ASSIGNMENT WEEK 2
DATA SCIENCE PROGRAMING
INTRODUCTION
Data science programming is the art and technique of using computer code to extract knowledge from data. Simply put, it is the bridge that connects statistics, computer science, and domain expertise to solve complex problems.
QUESTION 1
What is the main purpose of Data Science programming?
The primary goal of programming in Data Science isn’t just about writing code to make an application run; it’s about extracting valuable insights from data to support smarter decision-making.
Specifically, programming serves as a tool to automate data processing tasks that are far too large or complex to be handled manually.
QUESTION 2
Why do we learn about it?
Here are the primary reasons why this skill is so crucial:
1. Scalability (Handling Big Data)
A human might be able to manually analyze 100 rows of data in Excel. But what if there are 10 million rows of transaction data every day? Programming allows us to process large-scale data instantly, which would be impossible for a human to do manually.

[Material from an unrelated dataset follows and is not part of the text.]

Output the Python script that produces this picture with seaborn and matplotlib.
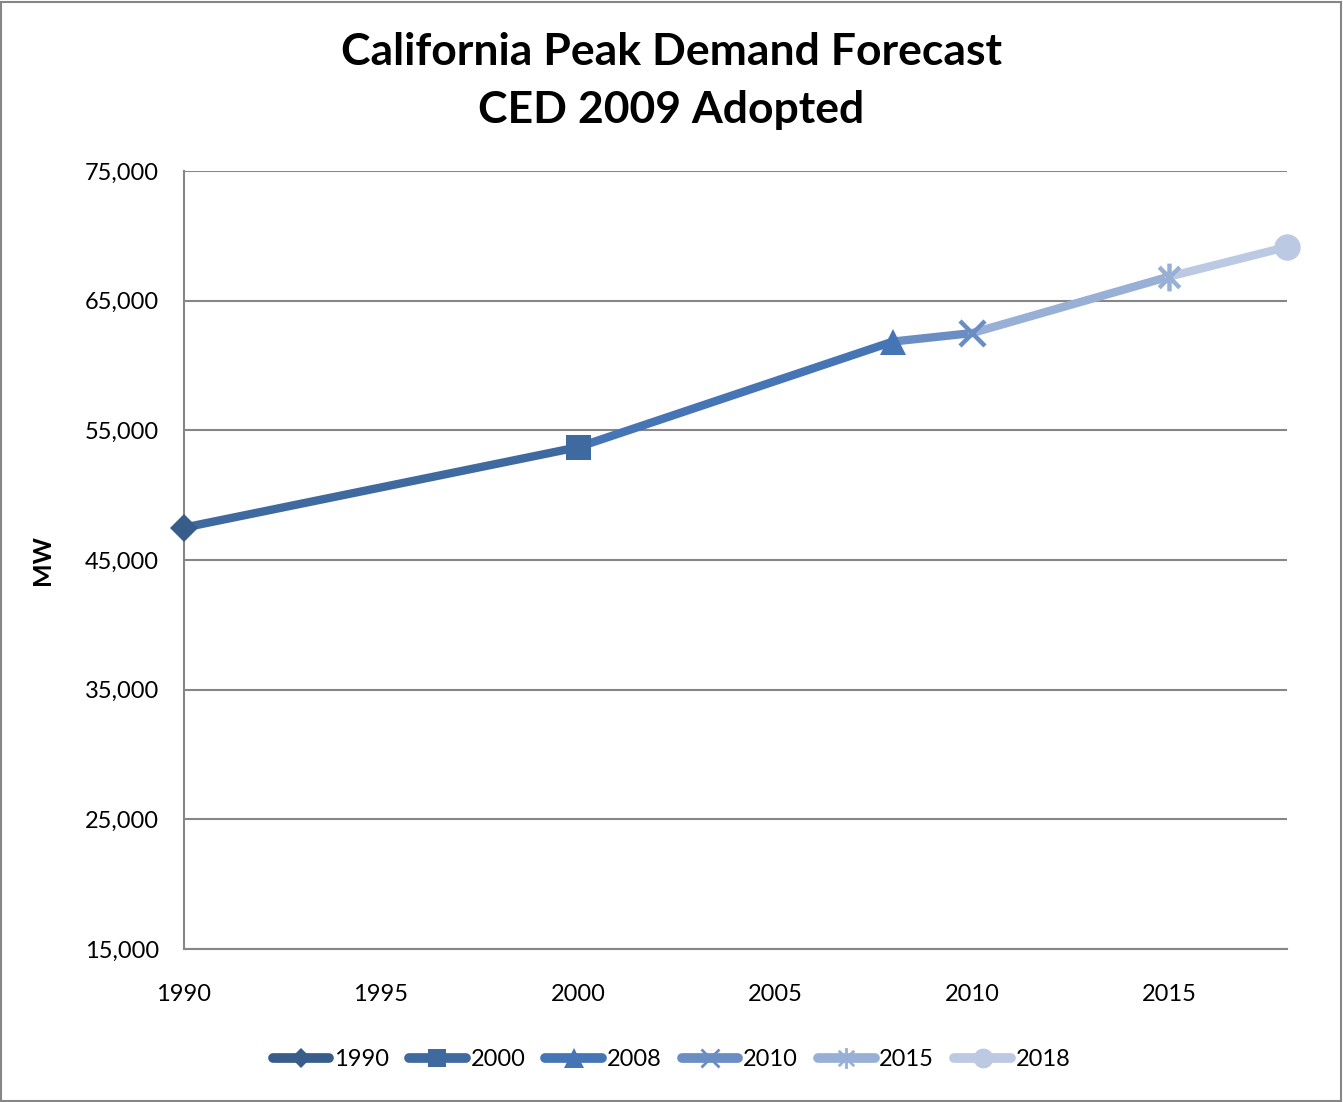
import matplotlib
matplotlib.use("Agg")
import matplotlib.pyplot as plt
from matplotlib.lines import Line2D
from matplotlib.patches import Rectangle
from matplotlib.path import Path
import seaborn as sns
import pandas as pd

# ---- data ----
years = [1990, 2000, 2008, 2010, 2015, 2018]
peak_mw = [47500, 53700, 61850, 62500, 66850, 69150]
labels = ["1990", "2000", "2008", "2010", "2015", "2018"]
colors = ["#385D8A", "#3F6AA0", "#4675B5", "#6A8DC4", "#98AFD6", "#BCC9E3"]
x_ticks = [1990, 1995, 2000, 2005, 2010, 2015]
y_ticks = [15000, 25000, 35000, 45000, 55000, 65000, 75000]

sns.set_theme(style="white")
plt.rcParams["font.family"] = ["Lato", "DejaVu Sans"]
plt.rcParams["text.color"] = "black"
plt.rcParams["axes.labelcolor"] = "black"
plt.rcParams["xtick.color"] = "black"
plt.rcParams["ytick.color"] = "black"

star = Path([(-1, -1), (1, 1), (-1, 1), (1, -1), (0, -1.35), (0, 1.35)],
            [Path.MOVETO, Path.LINETO, Path.MOVETO, Path.LINETO, Path.MOVETO, Path.LINETO])
markers = {"1990": "D", "2000": "s", "2008": "^", "2010": "x", "2015": star, "2018": "o"}
msizes = {"1990": 14, "2000": 18, "2008": 19, "2010": 18, "2015": 20, "2018": 19}

fig = plt.figure(figsize=(13.43, 11.02), dpi=100)
ax = fig.add_axes([0.137, 0.1388, 0.8213, 0.7060])

# segments: each segment coloured by the point it ends at
for i in range(1, len(years)):
    seg = pd.DataFrame({"year": years[i - 1:i + 1], "mw": peak_mw[i - 1:i + 1]})
    sns.lineplot(data=seg, x="year", y="mw", ax=ax, color=colors[i], linewidth=6,
                 solid_capstyle="round", legend=False, zorder=2)

df = pd.DataFrame({"year": years, "mw": peak_mw, "label": labels})
for i, lab in enumerate(labels):
    m = markers[lab]
    filled = lab not in ("2010", "2015")
    ax.plot(df["year"][i], df["mw"][i], marker=m, markersize=msizes[lab],
            color=colors[i], markeredgewidth=3.2 if not filled else 0,
            linestyle="none", zorder=3, clip_on=False)

ax.set_xlim(1990, 2018)
ax.set_ylim(15000, 75000)
ax.set_xticks(x_ticks)
ax.set_xticklabels([str(t) for t in x_ticks], fontsize=17)
ax.set_yticks(y_ticks)
ax.set_yticklabels([f"{t:,}" for t in y_ticks], fontsize=17)
ax.tick_params(axis="both", direction="out", length=8, width=1.5, color="#868686",
               labelcolor="black")
ax.tick_params(axis="x", pad=17)
ax.tick_params(axis="y", pad=10)
ax.yaxis.grid(True, color="#868686", linewidth=1.5)
ax.xaxis.grid(False)
for s in ["top", "right"]:
    ax.spines[s].set_visible(False)
for s in ["left", "bottom"]:
    ax.spines[s].set_color("#868686")
    ax.spines[s].set_linewidth(1.5)
ax.set_xlabel("")
ax.set_ylabel("MW", fontsize=18, fontweight="bold", labelpad=22, color="black")

fig.text(0.5, 1 - 52 / 1102, "California Peak Demand Forecast", fontsize=32,
         fontweight="bold", ha="center", va="center", color="black")
fig.text(0.5, 1 - 110 / 1102, "CED 2009 Adopted", fontsize=32,
         fontweight="bold", ha="center", va="center", color="black")

handles = []
for i, lab in enumerate(labels):
    filled = lab not in ("2010", "2015")
    handles.append(Line2D([0], [0], color=colors[i], linewidth=7, solid_capstyle="round",
                          marker=markers[lab], markersize=msizes[lab] * 0.75,
                          markeredgewidth=2 if not filled else 0))
fig.legend(handles, labels, loc="center", bbox_to_anchor=(0.5, 1 - 1060 / 1102), ncol=6,
           frameon=False, fontsize=17, handlelength=2.4, handletextpad=0.2,
           columnspacing=0.85)

fig.add_artist(Rectangle((0.0005, 0.0005), 0.998, 0.998, transform=fig.transFigure,
                         fill=False, edgecolor="#868686", linewidth=1.5))

fig.savefig("out.png", dpi=100)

2. Reproducibility and Efficiency
If you perform an analysis today, and next month your boss asks for the same analysis with new data, you don’t have to start from scratch. You simply re-run the same code. This saves time and minimizes human error.
3. Access to Advanced Algorithms
Many of the latest statistical and Machine Learning methods (such as facial recognition or weather forecasting) are only available through code libraries like Python or R. Learning to program gives you the “key” to using these cutting-edge technologies.
4. Limitless Flexibility
Unlike “ready-to-use” software with limited features, programming offers total freedom. You can:
- Pull data from any source (web, IoT sensors, databases).
- Create unique, custom visualizations.
- Build solutions tailored specifically to your unique business problems.
QUESTION 3
What tools to have to expert about?
1. Programming Languages (The Core)
This is the primary foundation for writing instructions and algorithms.
- Python: The most popular language due to its simple syntax and extensive library support.
- R: Highly powerful for deep statistical analysis and academic data visualization.
- SQL (Structured Query Language): A must-have for retrieving and manipulating data from relational databases.
2. Analysis & Machine Learning Libraries (The Engines)
If Python is the car, these are the engines:
- Pandas & NumPy: For data table manipulation and numerical calculations.
- Scikit-Learn: The industry-standard tool for building Machine Learning models (classification, regression, etc.).
- TensorFlow or PyTorch: Used if you want to dive into Deep Learning and advanced Artificial Intelligence (AI).
3. Data Visualization (The Storytelling)
Tools to present your findings so they are understood by non-technical audiences:
- Matplotlib & Seaborn: For creating code-based graphs and charts.
- Tableau or Power BI: Drag-and-drop tools frequently used in the business world to create interactive dashboards.
4. Environment Platforms (The Workspace)
Where you actually write and test your code:
- Jupyter Notebook / Google Colab: The industry standard for creating documentation that combines text, code, and visual results in one file.
- VS Code: A more professional code editor for building larger-scale data applications.
QUESTION 4
Give your interest and domain knowledge of data science
My fields of interest are business, economics, and financial engineering. In Data Science, domain knowledge is critical because it helps us understand the true meaning behind the data. Even if we possess strong programming skills, without understanding the specific field, we might misinterpret results or draw incorrect conclusions. In the financial sector, data science is not just about numbers; it is about trust, speed, and risk management. My expertise covers how algorithms can navigate volatile markets and detect anomalies within millions of transactions.
SOLUTION
Data Science Programming helps us transform raw data into meaningful insights using code. It bridges the gap between programming, statistics, and domain expertise to solve real-world problems. By mastering tools such as Python, R, and their associated libraries, we can analyze data more efficiently. When combined with domain knowledge in fields like business, economics, and financial engineering, programming skills enable us to make better, more data-driven decisions.